Who introduced you to fly fishing?
My father, grandfather, and a close family friend
Can you tell us a little about your home waters and the fish you pursue there?
I’m fortunate to live within sight of the Methow River in north central Washington near the Canadian border. This incredibly scenic river flows down the east slope of the Cascade Mountains to the confluence with the Columbia River. It hosts rainbow, cutthroat, and bull trout as well as summer steelhead, chinook and coho salmon. There are also hundreds of alpine wilderness lakes within a day’s ride with horses and pack mules. Steelhead are the marquis fish in the Methow, though it is arguably the premier trout stream in Washington state. I also try to make several trips a year to Idaho’s famous Clearwater River, a spey casters paradise. My family homesteaded that area, so along with the Snake and Grand Ronde, it is my ancestral waters.
What's the height of the season for you? What time of year is your personal favorite?
It’s got to be October, the peak time for summer steelhead fishing throughout the Columbia basin. The weather is usually crisp and clear, the fall colors are on full display and the rivers full of fish. So many great rivers, so little time.
What are your favorite travel destinations? What's on the bucket list?
While the Methow is a glorious little river but my favorite has to be the Clearwater. It’s one of the few places where you can fish as far as you can cast; no rod or line is too long. Plus, the steelhead can get huge! Also love the spring creeks of the northern Rockies. My bucket list includes taiman in Mongolia, Kamchatka steelhead, and roosterfish in the surf.
What you like most about Thomas and Thomas rods? Which rods do you fish?
The impeccable fit, finish and materials of Thomas & Thomas rods go without saying, however there are two additional attributes that make them stand out above the others. First is the deep power in the blanks. These rods are so smooth and comfortable for routine casts, but when the time comes to put the wood to it, send one over the centerfield fence, the rods don’t balk, they ask for more. And second is that ineffable feeling you get when pull you one out of the tube: knowing that you are about to use something that is more than the right tool for the job. The rod is an extension of your consciousness, translating your mental picture of a cast into a perfect presentation on the water. My go-to rods are the DH1307-3 and, my new favorite, the DNA1498-4 though a few others are vying for a spot in the starting lineup.
What's your current go-to fly?
Right now it’s some variation of a soft hackle. Trout = soft hackle, steelhead = soft hackle. I just love the elegant simplicity….and ease of tying!

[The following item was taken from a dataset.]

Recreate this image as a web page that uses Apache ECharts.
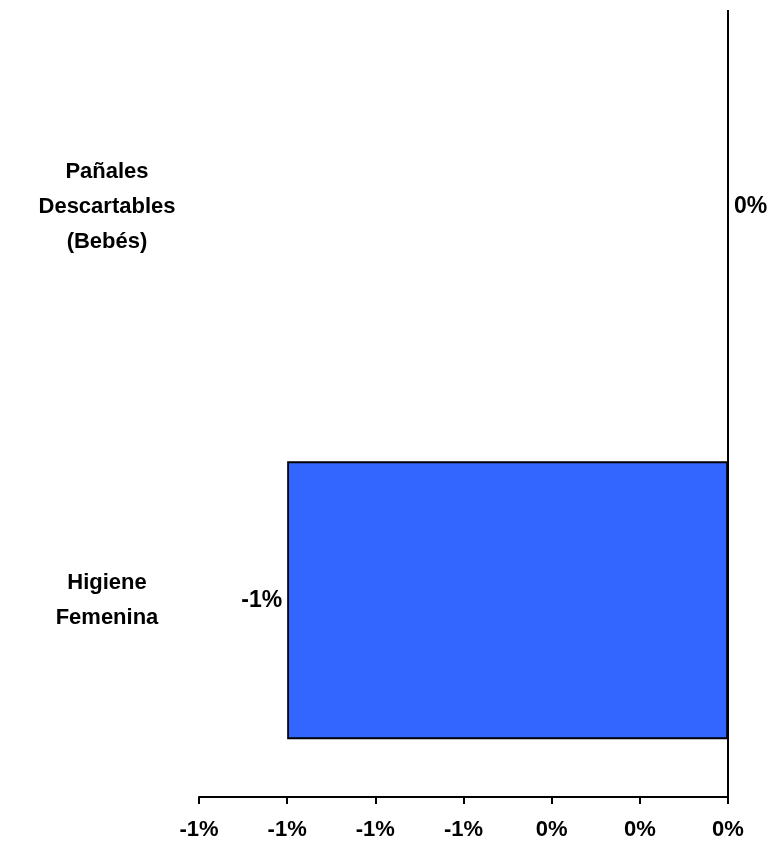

Other than fly tackle, what piece of gear do you find indispensable?
Without a doubt is would be my Leatherman multi-tool. I believe civilization would collapse without them
What's your ideal lunch when on the water? What do you actually pack?
In the old days it was Cool Ranch Doritos and Rainier Beer. Now that I’ve grown older and more sophisticated it’s extra dry salami, good peanuts, and Rainier Beer.
What fly fishing blogs/magazines do you read regularly?
Speypages, Poppy’s Spey Casting Forum, Steelheader’s Journal and Northwest Flyfishing.
When I'm not fishing you'll find me:
Doing any number of things depending on the season. In the fall I spend considerable time hunting upland birds with my German Wirehaired Pointers; makes for nice cast-and-blast trips. During the dead of winter I’ll be teaching alpine skiing at our local ski hill, or avoiding detection while skiing out of bounds at regional ski resorts. I’m doing more back county skiing as well. And in the spring and summer you’ll find me either on the river practicing spey casting or training horses.